Même si la croissance a ralenti au cours des derniers mois dans les grandes économies d'Asie, le déplacement de la puissance économique vers l'est est inexorable. Il est aussi d'une envergure insoupçonnée. C'est ce qui ressort d'une conférence tenue à Ottawa cette semaine, conférence à laquelle participaient quelque 200 dirigeants d'entreprise canadiens et spécialistes de l'Asie.

Dominic Barton, patron de la multinationale du conseil McKinsey, a montré aux participants une photo qu'il avait prise du quartier en ruines de Pudong, à Shanghai, en 1997. Puis un autre cliché, pris en 2004: en quelques années à peine, Pudong est devenu le Manhattan chinois. «Ce phénomène est en train de se produire non pas dans une, dans dix ou dans 20 villes chinoises, mais dans 200», a raconté M. Barton.

Cette croissance urbaine exponentielle ne se limite pas à la Chine, mais s'étend à tout le continent, notamment à l'Inde et l'Indonésie. Dominic Barton: «En 2030, 13 villes indiennes seront aussi peuplées que Toronto, tandis que Bombay comptera autant d'habitants que le Canada aujourd'hui».

C'est dans ces villes que s'installe une classe moyenne à laquelle s'ajoutent chaque année des millions de personnes. La consommation y explose. C'est donc là que se trouvent les marchés dont dépendra de plus en plus la croissance mondiale, entre autres celle du Canada. Les besoins en infrastructures, en énergie, en produits agricoles, en machinerie et en connaissances sont énormes.

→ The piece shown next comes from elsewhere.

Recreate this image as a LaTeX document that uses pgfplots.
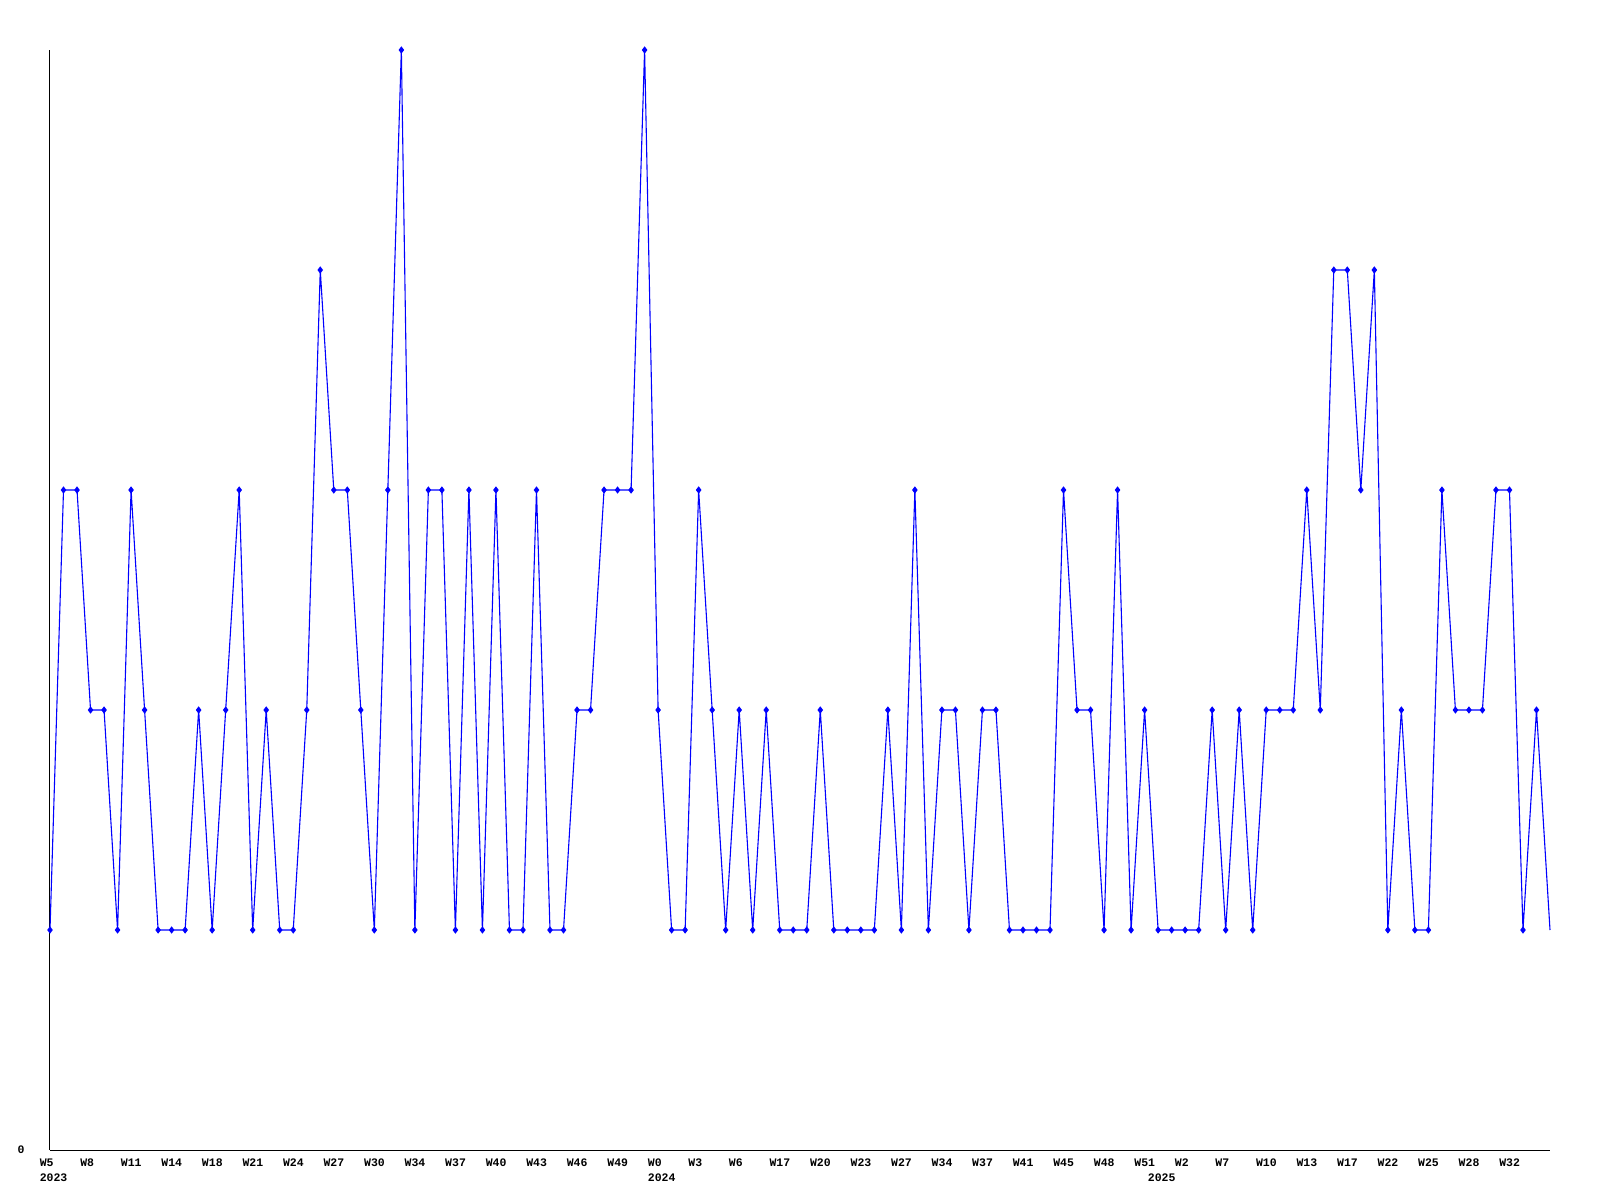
\documentclass[border=0pt]{standalone}
\usepackage{pgfplots}
\pgfplotsset{compat=1.18}
\usepackage{fontspec}
\setmainfont{Liberation Mono}
\begin{document}
\begin{tikzpicture}
\useasboundingbox (0,0) rectangle (800pt,600pt);
\begin{axis}[
 at={(25pt,25pt)}, anchor=south west,
 width=750pt, height=550pt, scale only axis,
 xmin=0, xmax=111, ymin=0, ymax=5,
 axis x line=bottom, axis y line=left,
 axis line style={-, black, line width=0.5pt},
 major tick length=0pt,
 xtick={0,3,...,108},
 xticklabels={W5,W8,W11,W14,W18,W21,W24,W27,W30,W34,W37,W40,W43,W46,W49,W0,W3,W6,W17,W20,W23,W27,W34,W37,W41,W45,W48,W51,W2,W7,W10,W13,W17,W22,W25,W28,W32},
 ytick={0},
 tick label style={font=\fontsize{5.75pt}{8pt}\selectfont\bfseries},
 xticklabel style={anchor=base west, inner sep=0pt, xshift=-5.3pt, yshift=-8pt},
 yticklabel style={anchor=base east, inner sep=0pt, xshift=-12.5pt, yshift=-1.5pt},
 clip=false,
 /pgf/number format/assume math mode=true,
]
\addplot[color={rgb,255:red,0;green,0;blue,255}, line width=0.55pt, mark=diamond*, mark size=1.4pt, mark indices={1,...,111}, mark options={fill={rgb,255:red,0;green,0;blue,255}}] coordinates {
(0,1)(1,3)(2,3)(3,2)(4,2)(5,1)(6,3)(7,2)(8,1)(9,1)
(10,1)(11,2)(12,1)(13,2)(14,3)(15,1)(16,2)(17,1)(18,1)(19,2)
(20,4)(21,3)(22,3)(23,2)(24,1)(25,3)(26,5)(27,1)(28,3)(29,3)
(30,1)(31,3)(32,1)(33,3)(34,1)(35,1)(36,3)(37,1)(38,1)(39,2)
(40,2)(41,3)(42,3)(43,3)(44,5)(45,2)(46,1)(47,1)(48,3)(49,2)
(50,1)(51,2)(52,1)(53,2)(54,1)(55,1)(56,1)(57,2)(58,1)(59,1)
(60,1)(61,1)(62,2)(63,1)(64,3)(65,1)(66,2)(67,2)(68,1)(69,2)
(70,2)(71,1)(72,1)(73,1)(74,1)(75,3)(76,2)(77,2)(78,1)(79,3)
(80,1)(81,2)(82,1)(83,1)(84,1)(85,1)(86,2)(87,1)(88,2)(89,1)
(90,2)(91,2)(92,2)(93,3)(94,2)(95,4)(96,4)(97,3)(98,4)(99,1)
(100,2)(101,1)(102,1)(103,3)(104,2)(105,2)(106,2)(107,3)(108,3)(109,1)
(110,2)(111,1)
};
\node[anchor=base west, inner sep=0pt, font=\fontsize{5.75pt}{8pt}\selectfont\bfseries] at (axis cs:0,0) [xshift=-5.3pt, yshift=-15.5pt] {2023};
\node[anchor=base west, inner sep=0pt, font=\fontsize{5.75pt}{8pt}\selectfont\bfseries] at (axis cs:45,0) [xshift=-5.3pt, yshift=-15.5pt] {2024};
\node[anchor=base west, inner sep=0pt, font=\fontsize{5.75pt}{8pt}\selectfont\bfseries] at (axis cs:82,0) [xshift=-5.3pt, yshift=-15.5pt] {2025};
\end{axis}
\end{tikzpicture}
\end{document}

Le Canada arrive-t-il trop tard pour profiter de ces occasions d'affaires? Non, ont répondu la plupart des participants à cette conférence organisée par le Conseil canadien des chefs d'entreprise. Certes, le gouvernement Harper a tardé à réaliser le potentiel de la Chine. Il est vrai aussi que les gens d'affaires canadiens hésitent à plonger dans ces eaux lointaines et mal connues. Mais la demande pour toutes sortes de ressources et de produits est si grande que le Canada peut encore se faire une place.

Le développement fulgurant de l'Asie comporte aussi des risques pour l'Occident, notamment pour son industrie manufacturière. Dans l'avenir, la concurrence asiatique reposera sur la productivité et l'innovation plutôt que seulement sur une main-d'oeuvre bon marché. En Chine, au cours des cinq dernières années, les dépenses en recherche et développement ont augmenté de 32% en proportion du PIB. «Les Chinois investissement massivement en innovation, a relaté André Desmarais, président et co-chef de la direction de Power Corporation. Si le Canada ne fait pas de même, nous allons être frappés de plein fouet.»

Aucun doute, le XXIe siècle sera celui de l'Asie. Nous avons le choix: ou nous subissons la nouvelle donne, ou nous faisons en sorte de tirer notre épingle du jeu. De dire le gouverneur de la Banque du Canada, Mark Carney: «Nous ne pouvons pas éviter cette évolution. Il s'agit de savoir comment nous allons réagir.»